### TASK BRIEF
Determine the number of lines in these entries that hold the word "with". Give the number and nothing more.

### DATA SUPPLIED

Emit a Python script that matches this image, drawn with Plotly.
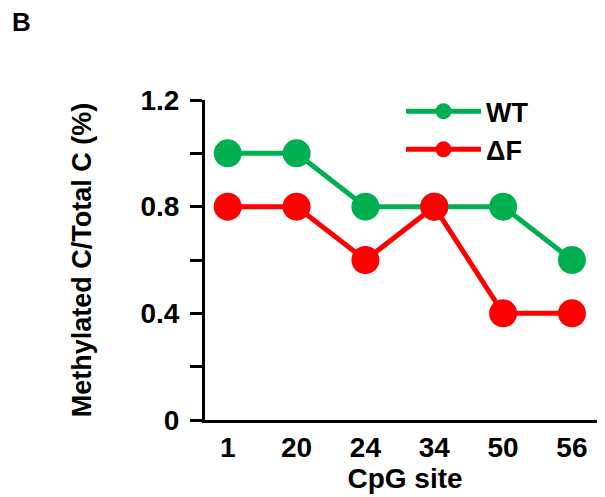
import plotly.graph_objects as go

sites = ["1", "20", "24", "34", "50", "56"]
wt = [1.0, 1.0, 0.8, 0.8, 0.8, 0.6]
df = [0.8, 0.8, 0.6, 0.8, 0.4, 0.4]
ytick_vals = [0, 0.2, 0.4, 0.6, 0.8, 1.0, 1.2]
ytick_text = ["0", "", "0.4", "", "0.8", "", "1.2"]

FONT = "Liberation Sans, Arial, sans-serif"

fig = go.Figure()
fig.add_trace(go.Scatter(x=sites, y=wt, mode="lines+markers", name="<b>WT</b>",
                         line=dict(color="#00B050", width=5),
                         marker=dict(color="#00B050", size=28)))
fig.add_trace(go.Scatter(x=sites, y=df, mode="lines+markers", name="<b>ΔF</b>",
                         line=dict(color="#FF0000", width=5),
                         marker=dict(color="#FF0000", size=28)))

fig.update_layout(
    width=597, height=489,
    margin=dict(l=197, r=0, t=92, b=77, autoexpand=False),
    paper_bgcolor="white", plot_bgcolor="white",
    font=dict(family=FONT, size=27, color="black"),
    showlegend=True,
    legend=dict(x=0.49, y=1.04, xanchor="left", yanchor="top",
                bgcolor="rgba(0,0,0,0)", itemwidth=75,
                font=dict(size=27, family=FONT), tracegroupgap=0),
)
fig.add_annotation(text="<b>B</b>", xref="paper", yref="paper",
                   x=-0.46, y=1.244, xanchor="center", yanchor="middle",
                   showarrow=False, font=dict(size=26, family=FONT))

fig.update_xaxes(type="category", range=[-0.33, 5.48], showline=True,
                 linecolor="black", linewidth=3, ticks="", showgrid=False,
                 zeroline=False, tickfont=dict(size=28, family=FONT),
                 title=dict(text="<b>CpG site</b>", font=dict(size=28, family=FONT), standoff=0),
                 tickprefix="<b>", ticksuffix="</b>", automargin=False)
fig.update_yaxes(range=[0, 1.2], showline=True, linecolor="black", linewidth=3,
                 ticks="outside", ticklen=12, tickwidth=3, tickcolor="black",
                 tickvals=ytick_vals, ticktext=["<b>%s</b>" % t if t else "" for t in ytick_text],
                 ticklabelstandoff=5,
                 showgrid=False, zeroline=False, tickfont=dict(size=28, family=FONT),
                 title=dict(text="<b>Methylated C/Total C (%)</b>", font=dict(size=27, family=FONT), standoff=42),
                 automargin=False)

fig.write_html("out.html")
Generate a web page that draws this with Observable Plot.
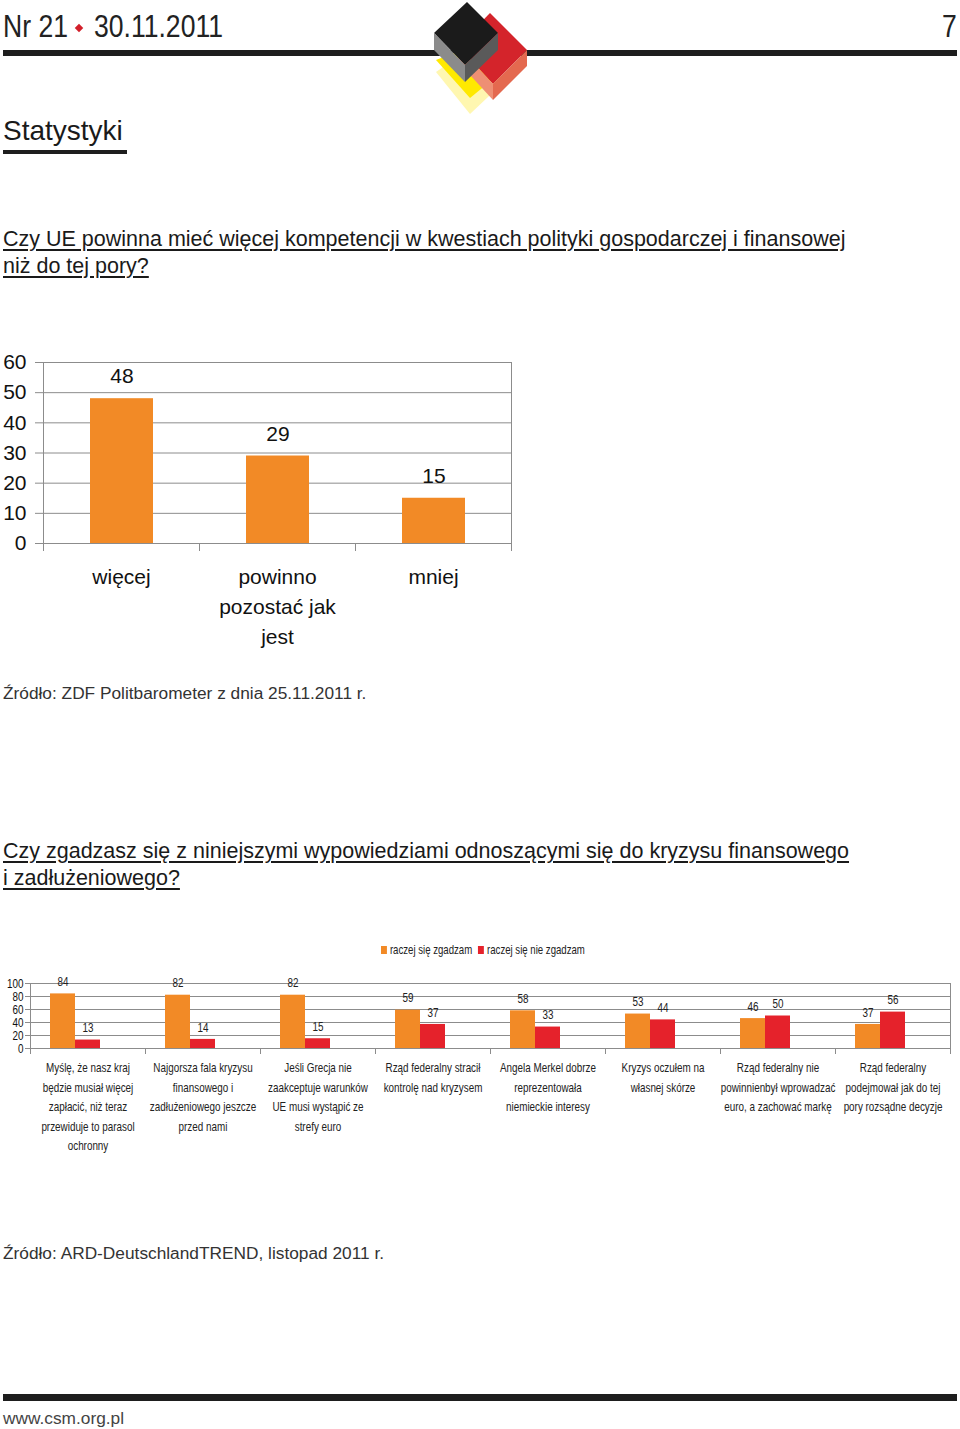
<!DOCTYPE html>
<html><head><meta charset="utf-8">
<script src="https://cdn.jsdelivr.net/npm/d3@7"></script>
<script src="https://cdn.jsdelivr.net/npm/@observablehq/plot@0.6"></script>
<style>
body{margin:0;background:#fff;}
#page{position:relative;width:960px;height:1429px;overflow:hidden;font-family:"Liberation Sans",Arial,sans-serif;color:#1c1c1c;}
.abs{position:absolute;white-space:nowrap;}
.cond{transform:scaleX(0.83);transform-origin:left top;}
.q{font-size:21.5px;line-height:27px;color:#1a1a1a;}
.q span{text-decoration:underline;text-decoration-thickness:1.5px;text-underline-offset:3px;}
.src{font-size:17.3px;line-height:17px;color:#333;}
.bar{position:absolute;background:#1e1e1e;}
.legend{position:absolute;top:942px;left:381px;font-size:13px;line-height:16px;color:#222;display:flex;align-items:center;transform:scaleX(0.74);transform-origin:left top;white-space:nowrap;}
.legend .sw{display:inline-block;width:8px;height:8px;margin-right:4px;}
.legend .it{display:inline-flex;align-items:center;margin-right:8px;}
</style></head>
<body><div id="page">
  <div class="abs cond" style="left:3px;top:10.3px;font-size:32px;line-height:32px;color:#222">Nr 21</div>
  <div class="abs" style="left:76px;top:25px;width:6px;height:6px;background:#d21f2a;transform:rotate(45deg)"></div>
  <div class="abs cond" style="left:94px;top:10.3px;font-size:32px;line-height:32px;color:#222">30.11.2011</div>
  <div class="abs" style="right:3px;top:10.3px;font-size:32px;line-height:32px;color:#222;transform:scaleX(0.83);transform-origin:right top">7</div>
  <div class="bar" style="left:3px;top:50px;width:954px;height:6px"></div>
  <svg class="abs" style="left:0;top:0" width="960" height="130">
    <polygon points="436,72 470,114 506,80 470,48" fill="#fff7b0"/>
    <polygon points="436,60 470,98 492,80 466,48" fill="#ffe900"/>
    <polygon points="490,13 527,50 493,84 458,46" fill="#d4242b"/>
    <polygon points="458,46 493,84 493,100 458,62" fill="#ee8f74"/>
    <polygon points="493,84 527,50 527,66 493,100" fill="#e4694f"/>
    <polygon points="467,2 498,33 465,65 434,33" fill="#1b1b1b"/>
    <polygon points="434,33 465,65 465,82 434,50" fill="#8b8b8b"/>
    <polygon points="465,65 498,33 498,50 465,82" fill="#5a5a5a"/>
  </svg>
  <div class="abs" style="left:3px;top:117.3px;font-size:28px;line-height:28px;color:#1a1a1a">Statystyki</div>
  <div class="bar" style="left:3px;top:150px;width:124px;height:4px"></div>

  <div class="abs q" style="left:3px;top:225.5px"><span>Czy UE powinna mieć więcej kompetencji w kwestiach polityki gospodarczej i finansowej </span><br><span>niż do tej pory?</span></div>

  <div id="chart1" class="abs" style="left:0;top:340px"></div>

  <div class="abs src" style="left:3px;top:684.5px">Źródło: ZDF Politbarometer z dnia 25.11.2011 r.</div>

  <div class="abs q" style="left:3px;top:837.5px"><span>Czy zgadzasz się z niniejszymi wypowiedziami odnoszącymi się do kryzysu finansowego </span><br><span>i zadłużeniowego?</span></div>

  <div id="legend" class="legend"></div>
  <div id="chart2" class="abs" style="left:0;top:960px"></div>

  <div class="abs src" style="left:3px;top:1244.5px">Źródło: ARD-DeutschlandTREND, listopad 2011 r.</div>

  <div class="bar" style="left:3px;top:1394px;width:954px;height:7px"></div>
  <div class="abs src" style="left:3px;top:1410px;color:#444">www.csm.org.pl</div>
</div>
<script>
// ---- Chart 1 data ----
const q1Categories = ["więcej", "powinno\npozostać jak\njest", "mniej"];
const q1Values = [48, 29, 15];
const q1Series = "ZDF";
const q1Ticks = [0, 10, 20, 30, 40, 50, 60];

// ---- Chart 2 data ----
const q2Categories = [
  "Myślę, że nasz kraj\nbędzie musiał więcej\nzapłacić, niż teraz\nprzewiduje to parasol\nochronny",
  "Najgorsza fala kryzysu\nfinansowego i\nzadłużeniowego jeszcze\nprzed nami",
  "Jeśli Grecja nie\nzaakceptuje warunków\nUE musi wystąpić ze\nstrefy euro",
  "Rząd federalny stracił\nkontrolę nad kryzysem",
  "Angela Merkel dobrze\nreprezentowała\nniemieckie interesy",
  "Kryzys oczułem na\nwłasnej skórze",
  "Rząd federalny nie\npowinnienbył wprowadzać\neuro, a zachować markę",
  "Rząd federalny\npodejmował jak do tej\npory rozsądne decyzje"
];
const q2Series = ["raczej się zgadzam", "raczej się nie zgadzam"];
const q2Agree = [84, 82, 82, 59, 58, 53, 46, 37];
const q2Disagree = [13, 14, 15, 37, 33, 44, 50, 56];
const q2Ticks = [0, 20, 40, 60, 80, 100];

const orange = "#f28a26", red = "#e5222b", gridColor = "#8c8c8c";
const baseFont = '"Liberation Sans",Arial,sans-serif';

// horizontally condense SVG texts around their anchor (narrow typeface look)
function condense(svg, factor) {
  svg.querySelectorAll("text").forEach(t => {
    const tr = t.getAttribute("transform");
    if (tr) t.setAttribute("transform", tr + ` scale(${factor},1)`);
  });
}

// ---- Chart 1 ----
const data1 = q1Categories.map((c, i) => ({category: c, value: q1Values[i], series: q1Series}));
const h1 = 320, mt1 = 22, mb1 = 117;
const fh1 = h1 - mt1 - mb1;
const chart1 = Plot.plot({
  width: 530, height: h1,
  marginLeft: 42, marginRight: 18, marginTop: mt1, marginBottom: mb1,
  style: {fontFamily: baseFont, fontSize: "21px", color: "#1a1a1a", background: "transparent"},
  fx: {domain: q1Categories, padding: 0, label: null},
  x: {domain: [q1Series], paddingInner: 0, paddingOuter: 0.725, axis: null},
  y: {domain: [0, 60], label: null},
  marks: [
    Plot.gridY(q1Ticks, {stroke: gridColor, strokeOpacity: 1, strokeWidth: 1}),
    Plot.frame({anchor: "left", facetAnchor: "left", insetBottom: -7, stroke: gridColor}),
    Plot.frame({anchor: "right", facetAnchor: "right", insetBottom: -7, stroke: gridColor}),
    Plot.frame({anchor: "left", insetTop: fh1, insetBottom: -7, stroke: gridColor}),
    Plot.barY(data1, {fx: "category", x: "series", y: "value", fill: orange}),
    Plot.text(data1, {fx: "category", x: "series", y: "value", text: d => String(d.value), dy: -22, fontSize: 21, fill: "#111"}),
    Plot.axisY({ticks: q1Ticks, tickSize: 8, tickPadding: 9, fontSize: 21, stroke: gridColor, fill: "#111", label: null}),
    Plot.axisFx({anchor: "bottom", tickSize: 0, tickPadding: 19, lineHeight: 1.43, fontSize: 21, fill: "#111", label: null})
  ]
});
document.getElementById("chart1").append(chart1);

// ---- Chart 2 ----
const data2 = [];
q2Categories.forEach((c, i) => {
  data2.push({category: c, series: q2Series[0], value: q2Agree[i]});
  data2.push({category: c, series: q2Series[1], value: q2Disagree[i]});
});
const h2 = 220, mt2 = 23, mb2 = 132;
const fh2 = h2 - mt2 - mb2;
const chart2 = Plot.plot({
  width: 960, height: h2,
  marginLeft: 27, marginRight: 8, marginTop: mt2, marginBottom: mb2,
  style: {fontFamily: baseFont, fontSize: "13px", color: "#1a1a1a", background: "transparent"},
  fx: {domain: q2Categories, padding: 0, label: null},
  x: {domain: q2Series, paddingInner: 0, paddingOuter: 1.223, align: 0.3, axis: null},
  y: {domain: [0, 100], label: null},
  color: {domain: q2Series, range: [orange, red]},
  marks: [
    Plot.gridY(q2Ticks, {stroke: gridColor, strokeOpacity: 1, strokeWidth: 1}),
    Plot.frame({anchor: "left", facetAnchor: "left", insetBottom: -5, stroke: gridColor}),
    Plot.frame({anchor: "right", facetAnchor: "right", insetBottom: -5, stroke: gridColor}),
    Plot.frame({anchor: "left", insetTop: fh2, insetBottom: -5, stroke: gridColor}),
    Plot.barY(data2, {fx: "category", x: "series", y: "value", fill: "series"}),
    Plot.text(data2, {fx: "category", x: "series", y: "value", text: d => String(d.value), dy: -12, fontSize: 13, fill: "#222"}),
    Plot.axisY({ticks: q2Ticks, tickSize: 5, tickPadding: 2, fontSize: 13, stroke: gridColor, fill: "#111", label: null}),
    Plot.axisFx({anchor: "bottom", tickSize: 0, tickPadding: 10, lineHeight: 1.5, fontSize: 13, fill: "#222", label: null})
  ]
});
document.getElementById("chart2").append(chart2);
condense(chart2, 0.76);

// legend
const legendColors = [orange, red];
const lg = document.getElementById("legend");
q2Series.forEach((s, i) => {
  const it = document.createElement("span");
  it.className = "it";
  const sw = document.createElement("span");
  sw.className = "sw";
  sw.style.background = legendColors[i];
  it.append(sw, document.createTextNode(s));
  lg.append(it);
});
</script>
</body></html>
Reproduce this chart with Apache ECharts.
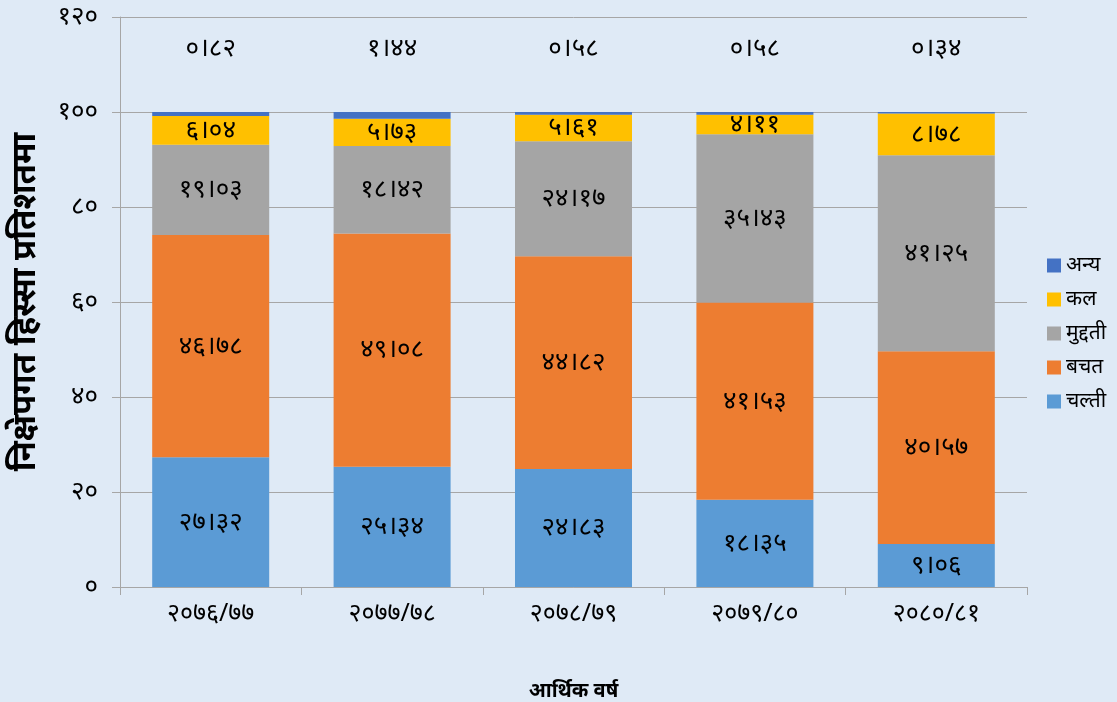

### ANSWER FOR THIS EXERCISE
3